- **WRITTEN PROBLEM**
Write each line of the material exactly as given, from the top through the line that contains "tick_values = [0, 25, 50, 75, 100]", and omit all pictures.

- **DATA SHOWN**
>> Start
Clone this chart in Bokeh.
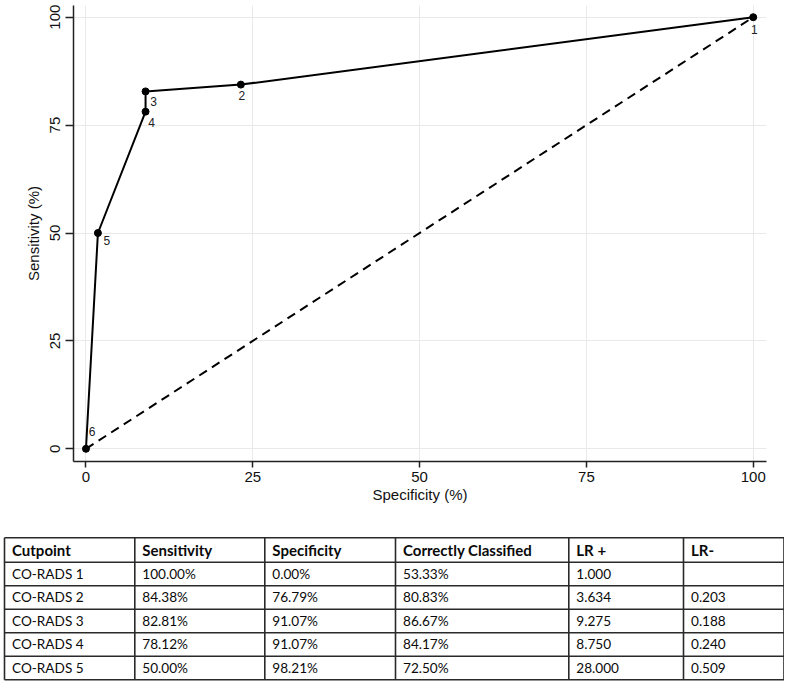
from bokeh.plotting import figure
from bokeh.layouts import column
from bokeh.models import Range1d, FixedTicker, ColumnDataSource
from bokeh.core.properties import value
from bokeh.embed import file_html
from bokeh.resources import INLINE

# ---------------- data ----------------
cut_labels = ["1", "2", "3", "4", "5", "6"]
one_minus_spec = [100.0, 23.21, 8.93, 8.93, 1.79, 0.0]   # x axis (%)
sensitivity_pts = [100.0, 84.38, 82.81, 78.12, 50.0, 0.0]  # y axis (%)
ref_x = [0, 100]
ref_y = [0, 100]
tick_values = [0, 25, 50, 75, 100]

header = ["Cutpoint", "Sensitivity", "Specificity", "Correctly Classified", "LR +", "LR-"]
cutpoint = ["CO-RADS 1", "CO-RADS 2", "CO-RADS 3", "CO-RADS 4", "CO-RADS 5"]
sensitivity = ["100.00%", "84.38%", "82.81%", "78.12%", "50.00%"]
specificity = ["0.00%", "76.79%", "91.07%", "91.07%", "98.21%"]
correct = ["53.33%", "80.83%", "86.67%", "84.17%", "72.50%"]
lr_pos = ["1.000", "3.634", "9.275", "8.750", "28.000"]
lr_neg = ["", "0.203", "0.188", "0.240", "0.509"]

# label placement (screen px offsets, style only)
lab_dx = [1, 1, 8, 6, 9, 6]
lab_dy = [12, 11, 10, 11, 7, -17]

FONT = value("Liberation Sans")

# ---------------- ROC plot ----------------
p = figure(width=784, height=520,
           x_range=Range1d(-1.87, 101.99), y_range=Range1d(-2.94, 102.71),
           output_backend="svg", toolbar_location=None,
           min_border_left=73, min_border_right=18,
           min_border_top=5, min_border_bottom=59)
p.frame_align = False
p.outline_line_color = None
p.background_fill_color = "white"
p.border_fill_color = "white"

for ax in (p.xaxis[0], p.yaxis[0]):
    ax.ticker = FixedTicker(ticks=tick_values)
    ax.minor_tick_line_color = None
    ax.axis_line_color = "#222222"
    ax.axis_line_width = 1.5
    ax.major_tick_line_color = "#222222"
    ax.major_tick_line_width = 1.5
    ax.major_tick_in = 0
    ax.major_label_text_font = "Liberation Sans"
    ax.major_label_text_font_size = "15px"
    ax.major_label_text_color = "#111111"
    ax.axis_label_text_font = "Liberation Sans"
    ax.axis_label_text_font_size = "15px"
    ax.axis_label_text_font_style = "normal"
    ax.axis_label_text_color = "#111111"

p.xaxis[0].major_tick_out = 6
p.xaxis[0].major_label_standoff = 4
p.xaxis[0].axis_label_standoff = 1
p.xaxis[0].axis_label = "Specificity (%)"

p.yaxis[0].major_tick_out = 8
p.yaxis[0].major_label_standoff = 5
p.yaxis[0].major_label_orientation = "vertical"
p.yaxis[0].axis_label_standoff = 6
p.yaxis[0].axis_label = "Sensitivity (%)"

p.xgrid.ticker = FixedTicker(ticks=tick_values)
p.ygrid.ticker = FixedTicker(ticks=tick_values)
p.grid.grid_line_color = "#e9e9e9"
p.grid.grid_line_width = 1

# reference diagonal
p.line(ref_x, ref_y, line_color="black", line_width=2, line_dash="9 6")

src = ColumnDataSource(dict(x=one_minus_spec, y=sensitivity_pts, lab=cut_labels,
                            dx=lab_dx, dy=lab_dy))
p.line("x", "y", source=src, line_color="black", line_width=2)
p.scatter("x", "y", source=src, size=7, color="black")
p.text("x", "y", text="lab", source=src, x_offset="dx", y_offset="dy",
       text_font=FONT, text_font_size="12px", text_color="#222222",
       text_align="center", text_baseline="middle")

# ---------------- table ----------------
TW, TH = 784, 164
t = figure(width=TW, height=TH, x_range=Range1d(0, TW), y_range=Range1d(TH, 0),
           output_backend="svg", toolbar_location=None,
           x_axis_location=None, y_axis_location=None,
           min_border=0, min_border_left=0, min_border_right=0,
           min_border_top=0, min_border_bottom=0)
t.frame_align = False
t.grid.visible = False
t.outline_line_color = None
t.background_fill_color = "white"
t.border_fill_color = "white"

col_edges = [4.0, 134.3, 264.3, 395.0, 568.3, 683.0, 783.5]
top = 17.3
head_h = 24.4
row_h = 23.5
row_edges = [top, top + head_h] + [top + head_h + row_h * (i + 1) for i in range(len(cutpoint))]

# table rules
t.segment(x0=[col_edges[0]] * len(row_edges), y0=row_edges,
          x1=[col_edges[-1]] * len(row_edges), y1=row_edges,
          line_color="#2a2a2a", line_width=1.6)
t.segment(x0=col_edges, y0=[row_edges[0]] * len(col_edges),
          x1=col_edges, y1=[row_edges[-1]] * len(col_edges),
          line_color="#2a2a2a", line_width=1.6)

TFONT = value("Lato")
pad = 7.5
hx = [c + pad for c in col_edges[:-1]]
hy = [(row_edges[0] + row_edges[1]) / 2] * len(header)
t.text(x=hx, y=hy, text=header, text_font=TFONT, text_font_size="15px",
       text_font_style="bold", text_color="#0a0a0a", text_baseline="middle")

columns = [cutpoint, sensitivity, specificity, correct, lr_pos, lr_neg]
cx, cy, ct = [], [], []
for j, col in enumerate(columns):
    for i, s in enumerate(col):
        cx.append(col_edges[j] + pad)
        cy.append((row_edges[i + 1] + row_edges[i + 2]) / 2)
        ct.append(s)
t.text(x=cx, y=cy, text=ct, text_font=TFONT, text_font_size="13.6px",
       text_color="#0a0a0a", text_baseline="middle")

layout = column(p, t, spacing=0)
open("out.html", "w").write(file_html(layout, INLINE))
>> End
- **EXPECTED ANSWER**
Clone this chart in Bokeh.
from bokeh.plotting import figure
from bokeh.layouts import column
from bokeh.models import Range1d, FixedTicker, ColumnDataSource
from bokeh.core.properties import value
from bokeh.embed import file_html
from bokeh.resources import INLINE

# ---------------- data ----------------
cut_labels = ["1", "2", "3", "4", "5", "6"]
one_minus_spec = [100.0, 23.21, 8.93, 8.93, 1.79, 0.0]   # x axis (%)
sensitivity_pts = [100.0, 84.38, 82.81, 78.12, 50.0, 0.0]  # y axis (%)
ref_x = [0, 100]
ref_y = [0, 100]
tick_values = [0, 25, 50, 75, 100]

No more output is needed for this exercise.